• **Task prompt**: Review the material line by line. Identify and copy every line that contains the string "chart".

• **Provided data**:
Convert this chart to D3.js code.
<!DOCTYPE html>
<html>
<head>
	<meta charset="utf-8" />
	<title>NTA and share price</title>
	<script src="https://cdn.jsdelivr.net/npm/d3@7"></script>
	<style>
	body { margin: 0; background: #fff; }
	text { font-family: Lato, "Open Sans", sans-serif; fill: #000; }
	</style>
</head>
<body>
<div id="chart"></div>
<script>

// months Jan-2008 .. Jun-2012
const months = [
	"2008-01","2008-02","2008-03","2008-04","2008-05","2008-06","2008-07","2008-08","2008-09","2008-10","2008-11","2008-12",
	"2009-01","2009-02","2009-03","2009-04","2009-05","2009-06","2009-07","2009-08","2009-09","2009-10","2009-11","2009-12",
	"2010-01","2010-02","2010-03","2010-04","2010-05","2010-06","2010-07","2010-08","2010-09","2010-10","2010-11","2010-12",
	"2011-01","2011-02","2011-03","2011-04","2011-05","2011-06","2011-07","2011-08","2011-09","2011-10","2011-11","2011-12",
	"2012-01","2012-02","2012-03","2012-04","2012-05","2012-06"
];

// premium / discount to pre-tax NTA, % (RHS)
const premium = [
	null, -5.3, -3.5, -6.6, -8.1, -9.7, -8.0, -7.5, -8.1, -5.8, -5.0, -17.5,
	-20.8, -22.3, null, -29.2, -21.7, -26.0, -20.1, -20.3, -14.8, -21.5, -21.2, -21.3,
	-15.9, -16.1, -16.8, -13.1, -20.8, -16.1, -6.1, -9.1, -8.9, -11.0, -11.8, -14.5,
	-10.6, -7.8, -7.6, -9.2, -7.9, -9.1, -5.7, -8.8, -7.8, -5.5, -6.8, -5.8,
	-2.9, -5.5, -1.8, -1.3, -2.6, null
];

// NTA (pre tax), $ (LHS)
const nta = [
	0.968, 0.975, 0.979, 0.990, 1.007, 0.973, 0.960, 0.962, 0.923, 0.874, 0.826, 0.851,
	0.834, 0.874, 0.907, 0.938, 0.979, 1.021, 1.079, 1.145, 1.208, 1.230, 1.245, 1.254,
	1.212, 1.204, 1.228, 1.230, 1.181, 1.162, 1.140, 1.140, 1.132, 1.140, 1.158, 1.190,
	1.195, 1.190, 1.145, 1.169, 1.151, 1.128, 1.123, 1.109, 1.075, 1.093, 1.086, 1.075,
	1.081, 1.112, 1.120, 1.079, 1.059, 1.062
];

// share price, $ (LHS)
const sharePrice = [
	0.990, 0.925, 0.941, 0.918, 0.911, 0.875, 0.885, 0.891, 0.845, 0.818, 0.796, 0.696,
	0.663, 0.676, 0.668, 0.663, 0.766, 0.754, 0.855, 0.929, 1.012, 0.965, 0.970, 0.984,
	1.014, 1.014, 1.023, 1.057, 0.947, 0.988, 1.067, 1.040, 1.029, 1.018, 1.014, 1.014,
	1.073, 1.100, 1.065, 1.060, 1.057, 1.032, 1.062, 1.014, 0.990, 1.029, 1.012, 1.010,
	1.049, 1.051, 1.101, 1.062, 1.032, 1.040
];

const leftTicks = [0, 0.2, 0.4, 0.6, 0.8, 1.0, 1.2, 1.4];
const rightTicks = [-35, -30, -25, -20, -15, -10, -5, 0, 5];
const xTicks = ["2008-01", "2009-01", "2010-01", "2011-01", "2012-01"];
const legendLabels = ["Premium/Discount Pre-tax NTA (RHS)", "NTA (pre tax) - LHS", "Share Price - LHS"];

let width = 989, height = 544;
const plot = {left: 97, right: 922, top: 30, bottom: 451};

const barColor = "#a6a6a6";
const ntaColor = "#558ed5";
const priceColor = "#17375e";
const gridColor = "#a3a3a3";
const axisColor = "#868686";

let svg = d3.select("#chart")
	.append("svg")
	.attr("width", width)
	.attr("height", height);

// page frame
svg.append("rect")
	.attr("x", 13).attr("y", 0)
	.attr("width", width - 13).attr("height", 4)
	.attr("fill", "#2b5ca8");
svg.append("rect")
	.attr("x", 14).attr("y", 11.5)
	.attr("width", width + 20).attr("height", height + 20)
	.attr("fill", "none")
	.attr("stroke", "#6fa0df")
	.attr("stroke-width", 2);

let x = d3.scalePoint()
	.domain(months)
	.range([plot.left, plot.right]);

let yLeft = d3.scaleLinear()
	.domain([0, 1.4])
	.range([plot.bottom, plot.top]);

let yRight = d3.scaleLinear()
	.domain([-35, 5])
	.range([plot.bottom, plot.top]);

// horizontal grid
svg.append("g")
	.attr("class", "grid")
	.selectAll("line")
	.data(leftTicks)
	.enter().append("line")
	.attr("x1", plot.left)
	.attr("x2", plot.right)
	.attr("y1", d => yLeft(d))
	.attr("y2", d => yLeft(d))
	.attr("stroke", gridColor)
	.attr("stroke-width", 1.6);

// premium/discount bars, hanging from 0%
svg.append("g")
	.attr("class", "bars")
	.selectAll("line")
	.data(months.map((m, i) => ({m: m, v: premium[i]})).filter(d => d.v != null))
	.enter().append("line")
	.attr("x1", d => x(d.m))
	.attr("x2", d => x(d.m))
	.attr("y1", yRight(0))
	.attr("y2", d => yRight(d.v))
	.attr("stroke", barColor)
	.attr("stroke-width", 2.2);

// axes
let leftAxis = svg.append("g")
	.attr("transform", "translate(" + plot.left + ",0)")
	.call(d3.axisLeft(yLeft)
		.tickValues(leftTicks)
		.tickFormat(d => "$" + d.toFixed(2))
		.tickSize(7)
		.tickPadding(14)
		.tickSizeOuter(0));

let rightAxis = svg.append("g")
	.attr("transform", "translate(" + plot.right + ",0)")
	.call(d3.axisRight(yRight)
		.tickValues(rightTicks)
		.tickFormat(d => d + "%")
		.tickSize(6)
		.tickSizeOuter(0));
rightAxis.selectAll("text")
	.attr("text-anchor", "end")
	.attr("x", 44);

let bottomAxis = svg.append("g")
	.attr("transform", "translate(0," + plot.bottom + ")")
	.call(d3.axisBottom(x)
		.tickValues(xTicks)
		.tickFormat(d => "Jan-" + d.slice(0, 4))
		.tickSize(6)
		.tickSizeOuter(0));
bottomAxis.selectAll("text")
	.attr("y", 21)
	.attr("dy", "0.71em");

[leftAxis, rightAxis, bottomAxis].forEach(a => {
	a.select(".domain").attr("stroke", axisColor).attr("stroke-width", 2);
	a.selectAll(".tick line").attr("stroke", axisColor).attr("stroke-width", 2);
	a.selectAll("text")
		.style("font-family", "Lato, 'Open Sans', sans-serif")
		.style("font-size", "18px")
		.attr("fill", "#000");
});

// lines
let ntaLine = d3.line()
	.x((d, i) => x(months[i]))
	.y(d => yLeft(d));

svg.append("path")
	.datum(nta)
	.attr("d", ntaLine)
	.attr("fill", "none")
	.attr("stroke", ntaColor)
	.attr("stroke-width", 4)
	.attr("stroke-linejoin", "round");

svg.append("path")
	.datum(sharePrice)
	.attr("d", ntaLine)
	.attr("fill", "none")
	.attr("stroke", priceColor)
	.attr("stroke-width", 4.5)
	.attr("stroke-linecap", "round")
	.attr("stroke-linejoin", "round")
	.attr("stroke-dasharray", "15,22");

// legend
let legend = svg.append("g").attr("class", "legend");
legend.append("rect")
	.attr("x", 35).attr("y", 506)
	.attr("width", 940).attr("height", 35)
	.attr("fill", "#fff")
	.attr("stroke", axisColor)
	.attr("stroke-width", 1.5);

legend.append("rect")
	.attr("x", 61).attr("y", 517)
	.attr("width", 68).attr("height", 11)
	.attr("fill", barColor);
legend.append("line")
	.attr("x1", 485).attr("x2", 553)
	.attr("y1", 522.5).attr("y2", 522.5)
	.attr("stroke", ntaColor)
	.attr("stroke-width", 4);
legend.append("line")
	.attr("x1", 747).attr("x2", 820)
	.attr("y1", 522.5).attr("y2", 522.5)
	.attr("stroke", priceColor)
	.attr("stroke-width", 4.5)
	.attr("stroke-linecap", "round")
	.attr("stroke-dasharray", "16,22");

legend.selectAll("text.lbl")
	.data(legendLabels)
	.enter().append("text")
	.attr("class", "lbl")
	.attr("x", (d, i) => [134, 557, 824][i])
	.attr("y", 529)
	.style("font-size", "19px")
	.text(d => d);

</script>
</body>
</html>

• **Response to the task**:
Convert this chart to D3.js code.
<div id="chart"></div>
let svg = d3.select("#chart")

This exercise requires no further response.